* [Record extracts]:
■ ■ ■ ■

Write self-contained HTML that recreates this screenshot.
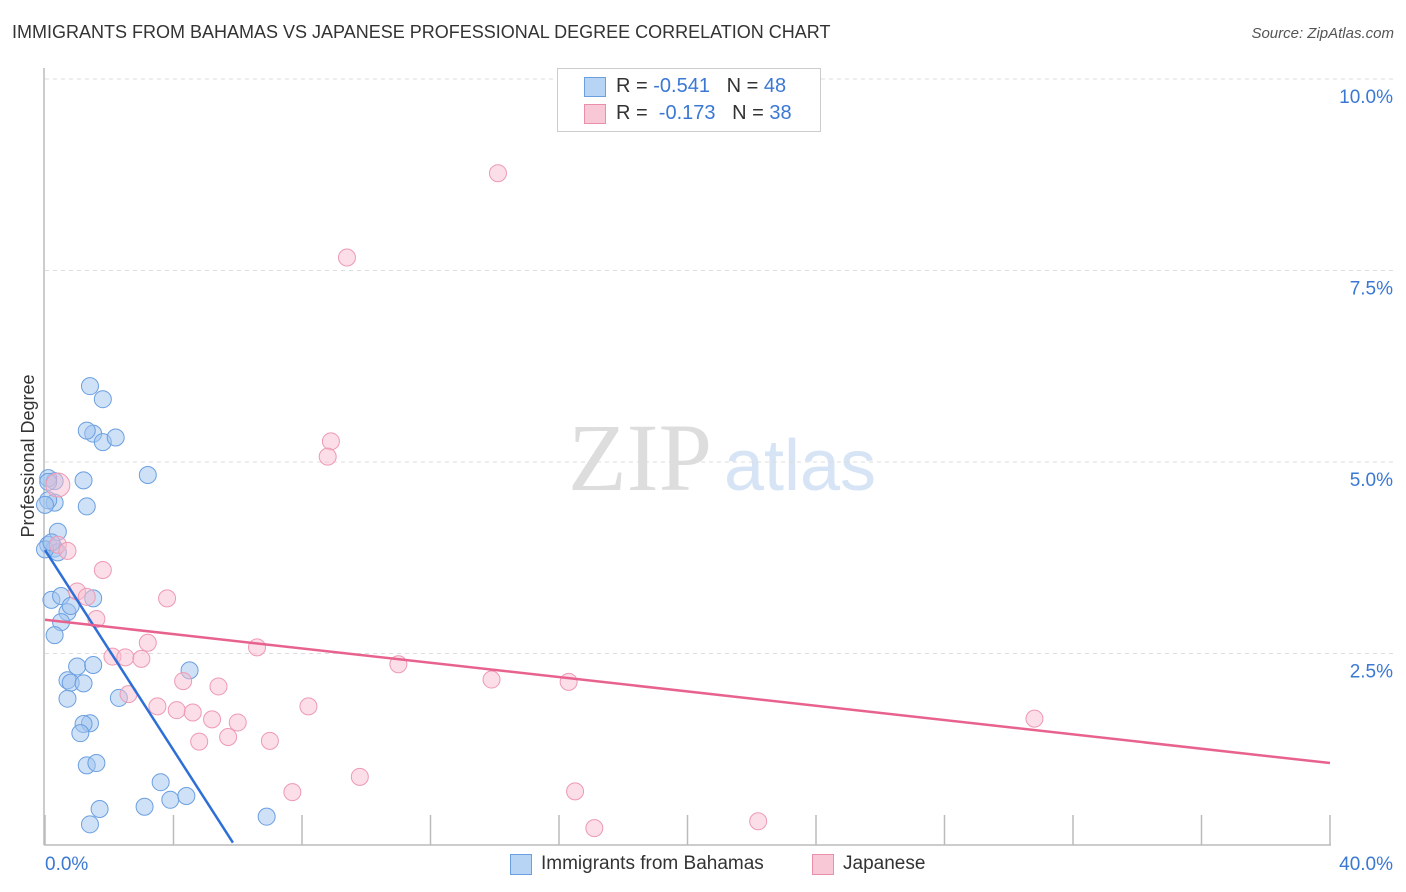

■ ■ ■ ■

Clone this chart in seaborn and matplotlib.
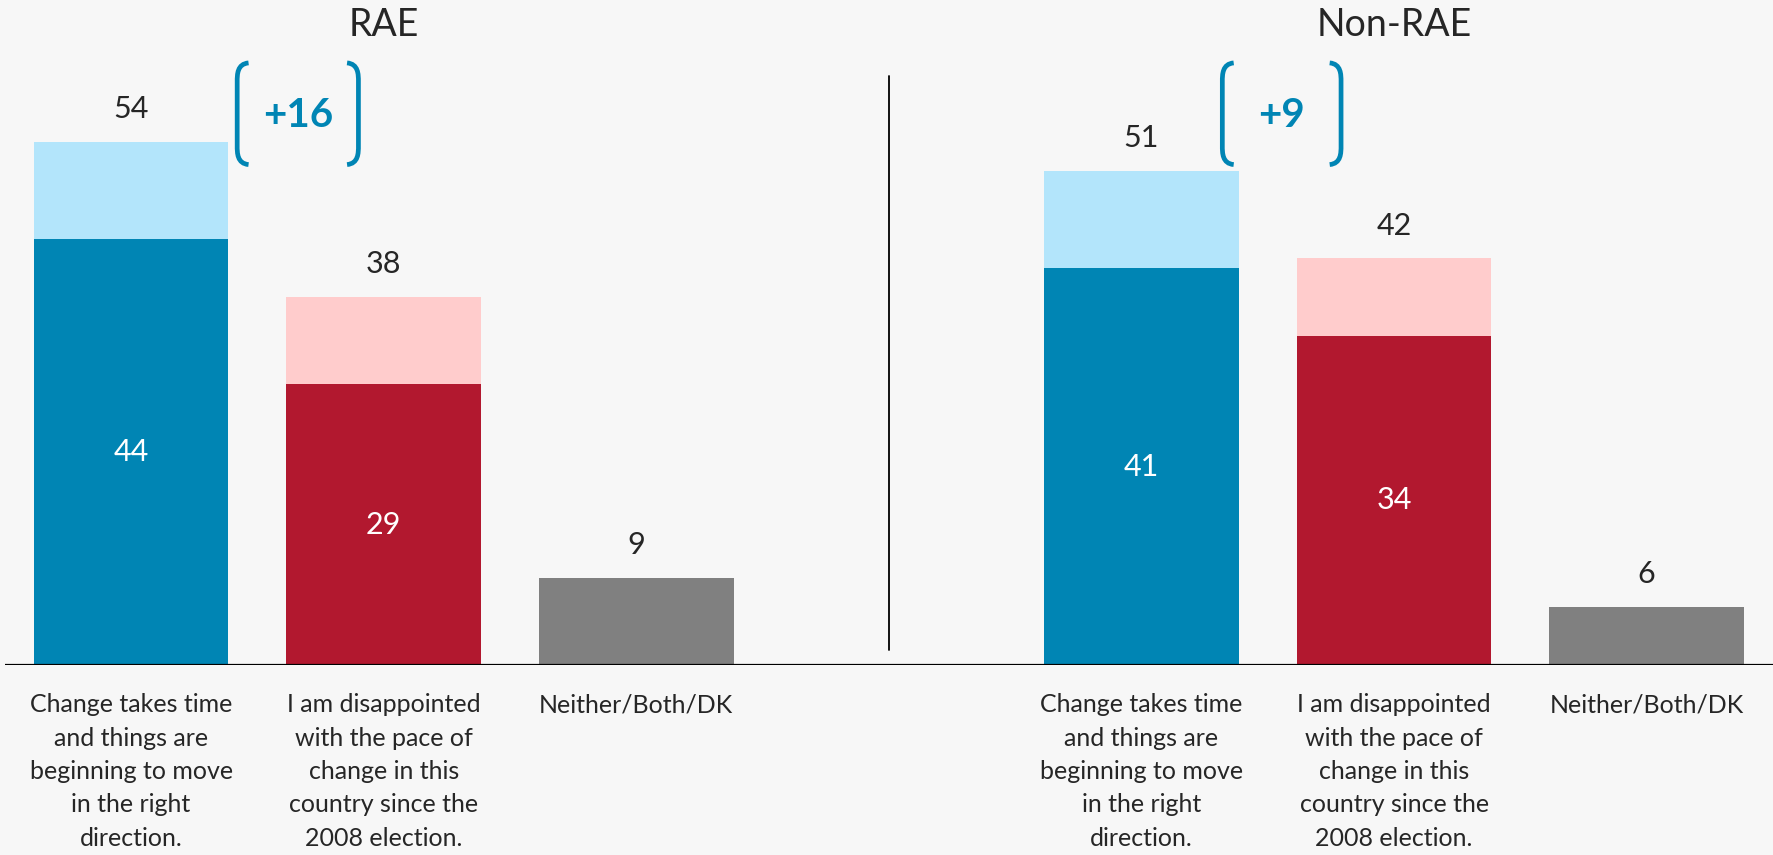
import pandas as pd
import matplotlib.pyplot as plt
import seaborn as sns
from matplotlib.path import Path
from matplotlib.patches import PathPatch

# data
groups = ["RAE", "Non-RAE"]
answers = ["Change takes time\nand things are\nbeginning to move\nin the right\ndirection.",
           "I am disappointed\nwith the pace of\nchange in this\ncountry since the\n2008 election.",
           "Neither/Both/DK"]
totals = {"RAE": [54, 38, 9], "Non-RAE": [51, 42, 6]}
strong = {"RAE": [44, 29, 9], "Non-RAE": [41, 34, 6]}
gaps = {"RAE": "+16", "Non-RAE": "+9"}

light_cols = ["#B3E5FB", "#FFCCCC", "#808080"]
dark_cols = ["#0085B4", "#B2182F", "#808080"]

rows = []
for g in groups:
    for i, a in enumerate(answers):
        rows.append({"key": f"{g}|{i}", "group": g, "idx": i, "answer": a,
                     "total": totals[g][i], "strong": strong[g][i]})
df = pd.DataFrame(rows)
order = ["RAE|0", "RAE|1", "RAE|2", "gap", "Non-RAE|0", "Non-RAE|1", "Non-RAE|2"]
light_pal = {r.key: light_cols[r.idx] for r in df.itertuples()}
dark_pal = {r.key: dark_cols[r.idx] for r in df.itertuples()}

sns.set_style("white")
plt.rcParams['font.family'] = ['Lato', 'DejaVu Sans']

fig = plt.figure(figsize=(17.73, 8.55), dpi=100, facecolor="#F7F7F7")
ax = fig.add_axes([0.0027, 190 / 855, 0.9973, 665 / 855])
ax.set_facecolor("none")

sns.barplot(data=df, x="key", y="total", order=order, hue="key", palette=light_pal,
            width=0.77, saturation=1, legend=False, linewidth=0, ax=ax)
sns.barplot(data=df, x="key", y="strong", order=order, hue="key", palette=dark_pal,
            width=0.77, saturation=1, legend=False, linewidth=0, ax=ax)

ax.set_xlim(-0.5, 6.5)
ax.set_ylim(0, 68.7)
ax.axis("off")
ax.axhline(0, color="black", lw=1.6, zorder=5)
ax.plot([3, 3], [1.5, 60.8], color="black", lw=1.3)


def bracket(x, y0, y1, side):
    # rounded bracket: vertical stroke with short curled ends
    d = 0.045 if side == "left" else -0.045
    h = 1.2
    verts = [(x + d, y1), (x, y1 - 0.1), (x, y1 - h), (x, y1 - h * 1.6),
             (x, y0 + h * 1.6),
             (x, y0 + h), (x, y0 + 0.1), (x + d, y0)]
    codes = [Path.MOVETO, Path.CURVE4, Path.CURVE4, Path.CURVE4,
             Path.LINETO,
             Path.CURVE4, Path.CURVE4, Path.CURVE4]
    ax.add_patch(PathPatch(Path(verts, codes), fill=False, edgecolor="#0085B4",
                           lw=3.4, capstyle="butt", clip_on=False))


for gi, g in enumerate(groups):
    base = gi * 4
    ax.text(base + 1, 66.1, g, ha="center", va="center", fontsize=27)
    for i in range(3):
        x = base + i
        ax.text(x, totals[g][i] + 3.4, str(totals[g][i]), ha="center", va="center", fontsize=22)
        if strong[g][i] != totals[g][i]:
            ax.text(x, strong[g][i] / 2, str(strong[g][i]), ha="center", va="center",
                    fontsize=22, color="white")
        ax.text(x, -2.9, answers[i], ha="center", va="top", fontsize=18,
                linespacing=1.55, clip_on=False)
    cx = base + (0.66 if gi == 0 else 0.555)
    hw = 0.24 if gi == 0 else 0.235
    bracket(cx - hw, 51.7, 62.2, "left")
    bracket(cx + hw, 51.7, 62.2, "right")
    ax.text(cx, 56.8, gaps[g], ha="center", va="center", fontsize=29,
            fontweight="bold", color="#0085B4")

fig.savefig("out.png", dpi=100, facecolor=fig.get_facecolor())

■ ■ ■ ■

* [Do this]: Nothing but the lines from the one containing "Clone this chart in seaborn and matplotlib." through the one containing "dark_cols[r.idx] for r" should be written out, exactly and with both ends. Pictures are left out.

* [Exercise result]:
Clone this chart in seaborn and matplotlib.
import pandas as pd
import matplotlib.pyplot as plt
import seaborn as sns
from matplotlib.path import Path
from matplotlib.patches import PathPatch

# data
groups = ["RAE", "Non-RAE"]
answers = ["Change takes time\nand things are\nbeginning to move\nin the right\ndirection.",
           "I am disappointed\nwith the pace of\nchange in this\ncountry since the\n2008 election.",
           "Neither/Both/DK"]
totals = {"RAE": [54, 38, 9], "Non-RAE": [51, 42, 6]}
strong = {"RAE": [44, 29, 9], "Non-RAE": [41, 34, 6]}
gaps = {"RAE": "+16", "Non-RAE": "+9"}

light_cols = ["#B3E5FB", "#FFCCCC", "#808080"]
dark_cols = ["#0085B4", "#B2182F", "#808080"]

rows = []
for g in groups:
    for i, a in enumerate(answers):
        rows.append({"key": f"{g}|{i}", "group": g, "idx": i, "answer": a,
                     "total": totals[g][i], "strong": strong[g][i]})
df = pd.DataFrame(rows)
order = ["RAE|0", "RAE|1", "RAE|2", "gap", "Non-RAE|0", "Non-RAE|1", "Non-RAE|2"]
light_pal = {r.key: light_cols[r.idx] for r in df.itertuples()}
dark_pal = {r.key: dark_cols[r.idx] for r in df.itertuples()}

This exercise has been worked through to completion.